§ WHAT IS BEING ASKED: Could you repeat, exactly as they stand, the lines between the one with "Emit a LaTeX" and the one with "width=159pt,minimum height=94pt] (efekty)", inclusive, minus the pictures?

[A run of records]

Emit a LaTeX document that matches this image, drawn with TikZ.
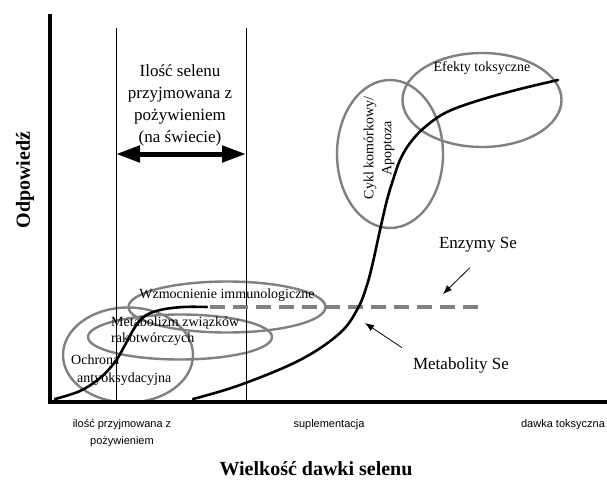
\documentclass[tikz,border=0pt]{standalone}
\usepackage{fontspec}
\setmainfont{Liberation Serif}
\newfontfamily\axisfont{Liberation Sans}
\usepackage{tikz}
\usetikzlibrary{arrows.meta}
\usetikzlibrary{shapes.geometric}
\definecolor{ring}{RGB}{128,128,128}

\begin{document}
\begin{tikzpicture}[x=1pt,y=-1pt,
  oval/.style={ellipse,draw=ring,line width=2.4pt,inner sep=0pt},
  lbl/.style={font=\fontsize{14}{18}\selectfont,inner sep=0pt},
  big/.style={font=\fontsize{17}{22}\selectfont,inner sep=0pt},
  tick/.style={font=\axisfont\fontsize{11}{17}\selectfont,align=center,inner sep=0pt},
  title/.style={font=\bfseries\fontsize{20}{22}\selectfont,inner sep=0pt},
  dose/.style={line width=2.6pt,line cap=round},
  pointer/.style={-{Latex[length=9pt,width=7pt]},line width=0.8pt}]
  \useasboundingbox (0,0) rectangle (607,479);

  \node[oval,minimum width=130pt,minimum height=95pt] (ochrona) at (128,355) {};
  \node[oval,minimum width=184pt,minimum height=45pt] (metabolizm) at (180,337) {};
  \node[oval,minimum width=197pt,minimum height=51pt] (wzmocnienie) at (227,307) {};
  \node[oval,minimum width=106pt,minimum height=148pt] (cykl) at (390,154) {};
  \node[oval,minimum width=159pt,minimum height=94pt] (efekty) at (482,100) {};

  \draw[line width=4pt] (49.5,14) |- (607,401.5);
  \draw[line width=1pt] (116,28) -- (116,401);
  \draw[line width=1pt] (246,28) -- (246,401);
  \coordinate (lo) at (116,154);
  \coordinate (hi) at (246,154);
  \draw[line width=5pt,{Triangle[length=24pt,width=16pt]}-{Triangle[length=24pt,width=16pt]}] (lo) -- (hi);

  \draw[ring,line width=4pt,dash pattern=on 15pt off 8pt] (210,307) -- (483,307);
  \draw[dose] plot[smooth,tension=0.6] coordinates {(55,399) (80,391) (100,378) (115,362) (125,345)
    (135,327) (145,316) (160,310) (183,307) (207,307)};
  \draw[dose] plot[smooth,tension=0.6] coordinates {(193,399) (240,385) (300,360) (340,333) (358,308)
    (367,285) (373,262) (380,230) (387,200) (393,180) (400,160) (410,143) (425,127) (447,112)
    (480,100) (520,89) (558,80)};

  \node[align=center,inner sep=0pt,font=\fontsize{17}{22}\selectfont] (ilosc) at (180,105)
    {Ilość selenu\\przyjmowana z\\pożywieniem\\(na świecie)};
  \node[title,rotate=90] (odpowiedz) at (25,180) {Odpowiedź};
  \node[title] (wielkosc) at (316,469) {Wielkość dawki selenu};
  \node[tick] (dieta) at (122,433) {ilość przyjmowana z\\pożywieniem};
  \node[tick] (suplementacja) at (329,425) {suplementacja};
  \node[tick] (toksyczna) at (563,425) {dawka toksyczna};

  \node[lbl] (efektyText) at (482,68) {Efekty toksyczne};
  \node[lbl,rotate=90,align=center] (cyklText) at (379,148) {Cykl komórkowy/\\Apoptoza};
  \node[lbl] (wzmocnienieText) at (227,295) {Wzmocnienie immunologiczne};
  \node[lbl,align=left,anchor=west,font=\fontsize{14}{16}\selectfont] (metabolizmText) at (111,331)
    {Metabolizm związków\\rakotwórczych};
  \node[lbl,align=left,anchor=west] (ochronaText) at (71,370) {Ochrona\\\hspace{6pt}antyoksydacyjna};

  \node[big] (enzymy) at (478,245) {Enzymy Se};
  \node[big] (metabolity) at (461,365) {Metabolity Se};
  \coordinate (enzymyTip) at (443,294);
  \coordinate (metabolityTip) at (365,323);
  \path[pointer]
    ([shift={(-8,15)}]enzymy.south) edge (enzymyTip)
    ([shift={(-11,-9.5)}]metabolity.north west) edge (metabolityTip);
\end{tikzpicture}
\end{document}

--

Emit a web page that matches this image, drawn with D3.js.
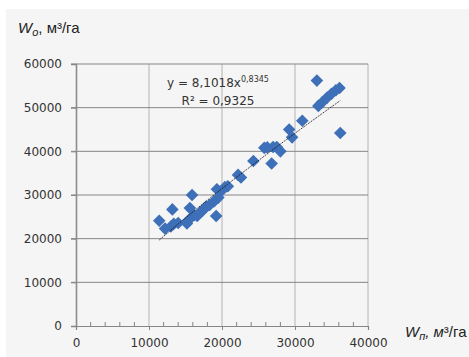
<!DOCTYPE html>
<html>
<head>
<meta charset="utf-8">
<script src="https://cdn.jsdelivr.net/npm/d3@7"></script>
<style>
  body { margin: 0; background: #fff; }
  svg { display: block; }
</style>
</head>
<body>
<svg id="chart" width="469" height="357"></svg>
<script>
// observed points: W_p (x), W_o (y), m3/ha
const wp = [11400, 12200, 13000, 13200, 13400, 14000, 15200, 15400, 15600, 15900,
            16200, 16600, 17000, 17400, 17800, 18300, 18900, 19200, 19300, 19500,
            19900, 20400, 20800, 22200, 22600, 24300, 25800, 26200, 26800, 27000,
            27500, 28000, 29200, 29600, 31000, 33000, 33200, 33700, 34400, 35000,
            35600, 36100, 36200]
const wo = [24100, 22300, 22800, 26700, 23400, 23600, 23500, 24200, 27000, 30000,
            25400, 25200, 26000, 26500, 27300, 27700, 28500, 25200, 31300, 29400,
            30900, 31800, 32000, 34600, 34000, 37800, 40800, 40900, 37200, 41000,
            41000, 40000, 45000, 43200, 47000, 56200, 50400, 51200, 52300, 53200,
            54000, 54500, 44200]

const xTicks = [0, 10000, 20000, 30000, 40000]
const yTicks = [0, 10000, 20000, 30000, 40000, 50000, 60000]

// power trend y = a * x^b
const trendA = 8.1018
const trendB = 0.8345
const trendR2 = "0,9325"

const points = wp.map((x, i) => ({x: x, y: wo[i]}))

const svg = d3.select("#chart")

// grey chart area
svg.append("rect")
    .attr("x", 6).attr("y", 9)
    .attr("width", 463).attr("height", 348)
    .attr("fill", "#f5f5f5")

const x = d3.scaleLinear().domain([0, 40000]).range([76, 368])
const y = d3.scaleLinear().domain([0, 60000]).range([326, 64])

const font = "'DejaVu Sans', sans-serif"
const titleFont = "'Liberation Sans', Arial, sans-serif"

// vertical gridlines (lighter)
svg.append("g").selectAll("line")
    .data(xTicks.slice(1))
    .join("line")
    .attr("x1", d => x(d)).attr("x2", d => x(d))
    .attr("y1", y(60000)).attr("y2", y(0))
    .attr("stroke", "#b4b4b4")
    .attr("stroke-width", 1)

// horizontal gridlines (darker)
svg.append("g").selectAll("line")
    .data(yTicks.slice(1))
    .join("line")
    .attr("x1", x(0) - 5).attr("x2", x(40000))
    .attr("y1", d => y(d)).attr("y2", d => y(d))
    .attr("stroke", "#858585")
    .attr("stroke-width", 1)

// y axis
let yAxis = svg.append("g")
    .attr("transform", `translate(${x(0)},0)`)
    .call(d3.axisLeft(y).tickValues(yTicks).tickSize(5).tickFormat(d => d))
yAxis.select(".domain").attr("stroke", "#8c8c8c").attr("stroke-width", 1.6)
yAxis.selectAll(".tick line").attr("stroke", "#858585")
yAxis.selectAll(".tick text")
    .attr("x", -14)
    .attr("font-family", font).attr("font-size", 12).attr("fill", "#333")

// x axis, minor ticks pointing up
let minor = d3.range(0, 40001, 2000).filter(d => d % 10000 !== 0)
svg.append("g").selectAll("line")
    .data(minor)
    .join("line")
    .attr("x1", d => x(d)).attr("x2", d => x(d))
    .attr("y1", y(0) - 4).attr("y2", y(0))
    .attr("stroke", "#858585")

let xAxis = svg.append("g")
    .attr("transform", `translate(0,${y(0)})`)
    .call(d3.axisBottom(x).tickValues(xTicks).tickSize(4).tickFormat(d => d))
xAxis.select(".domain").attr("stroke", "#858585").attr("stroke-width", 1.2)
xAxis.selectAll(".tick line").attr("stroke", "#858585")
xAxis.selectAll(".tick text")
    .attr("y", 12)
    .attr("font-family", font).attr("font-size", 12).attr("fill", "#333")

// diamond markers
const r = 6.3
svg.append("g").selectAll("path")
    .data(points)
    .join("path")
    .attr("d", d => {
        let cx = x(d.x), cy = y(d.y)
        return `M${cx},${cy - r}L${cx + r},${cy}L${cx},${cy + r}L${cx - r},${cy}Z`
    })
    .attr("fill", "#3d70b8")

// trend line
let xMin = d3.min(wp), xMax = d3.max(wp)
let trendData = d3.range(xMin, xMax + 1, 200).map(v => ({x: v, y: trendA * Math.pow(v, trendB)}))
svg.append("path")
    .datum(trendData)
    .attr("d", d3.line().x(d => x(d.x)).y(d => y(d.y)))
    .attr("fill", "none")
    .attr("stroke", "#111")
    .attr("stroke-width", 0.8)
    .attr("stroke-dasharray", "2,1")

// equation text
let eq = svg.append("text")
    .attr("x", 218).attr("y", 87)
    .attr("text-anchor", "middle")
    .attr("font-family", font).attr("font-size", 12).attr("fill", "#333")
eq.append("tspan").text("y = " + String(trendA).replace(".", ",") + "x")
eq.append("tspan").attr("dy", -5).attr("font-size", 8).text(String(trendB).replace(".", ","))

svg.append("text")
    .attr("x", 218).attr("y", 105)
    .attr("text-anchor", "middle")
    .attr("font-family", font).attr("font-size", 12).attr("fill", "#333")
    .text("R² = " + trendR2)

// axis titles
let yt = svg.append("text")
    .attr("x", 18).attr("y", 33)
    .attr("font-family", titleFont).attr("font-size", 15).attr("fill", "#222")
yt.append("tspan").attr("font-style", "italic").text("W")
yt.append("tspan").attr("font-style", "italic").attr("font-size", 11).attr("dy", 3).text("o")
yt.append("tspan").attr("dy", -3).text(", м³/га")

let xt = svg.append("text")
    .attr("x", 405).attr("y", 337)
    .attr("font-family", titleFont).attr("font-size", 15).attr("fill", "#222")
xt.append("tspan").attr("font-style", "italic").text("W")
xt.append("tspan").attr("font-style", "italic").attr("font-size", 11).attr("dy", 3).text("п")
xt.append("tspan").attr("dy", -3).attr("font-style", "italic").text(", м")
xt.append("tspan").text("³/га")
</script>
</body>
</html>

§ EXERCISE OUTPUT:
Emit a LaTeX document that matches this image, drawn with TikZ.
\documentclass[tikz,border=0pt]{standalone}
\usepackage{fontspec}
\setmainfont{Liberation Serif}
\newfontfamily\axisfont{Liberation Sans}
\usepackage{tikz}
\usetikzlibrary{arrows.meta}
\usetikzlibrary{shapes.geometric}
\definecolor{ring}{RGB}{128,128,128}

\begin{document}
\begin{tikzpicture}[x=1pt,y=-1pt,
  oval/.style={ellipse,draw=ring,line width=2.4pt,inner sep=0pt},
  lbl/.style={font=\fontsize{14}{18}\selectfont,inner sep=0pt},
  big/.style={font=\fontsize{17}{22}\selectfont,inner sep=0pt},
  tick/.style={font=\axisfont\fontsize{11}{17}\selectfont,align=center,inner sep=0pt},
  title/.style={font=\bfseries\fontsize{20}{22}\selectfont,inner sep=0pt},
  dose/.style={line width=2.6pt,line cap=round},
  pointer/.style={-{Latex[length=9pt,width=7pt]},line width=0.8pt}]
  \useasboundingbox (0,0) rectangle (607,479);

  \node[oval,minimum width=130pt,minimum height=95pt] (ochrona) at (128,355) {};
  \node[oval,minimum width=184pt,minimum height=45pt] (metabolizm) at (180,337) {};
  \node[oval,minimum width=197pt,minimum height=51pt] (wzmocnienie) at (227,307) {};
  \node[oval,minimum width=106pt,minimum height=148pt] (cykl) at (390,154) {};
  \node[oval,minimum width=159pt,minimum height=94pt] (efekty) at (482,100) {};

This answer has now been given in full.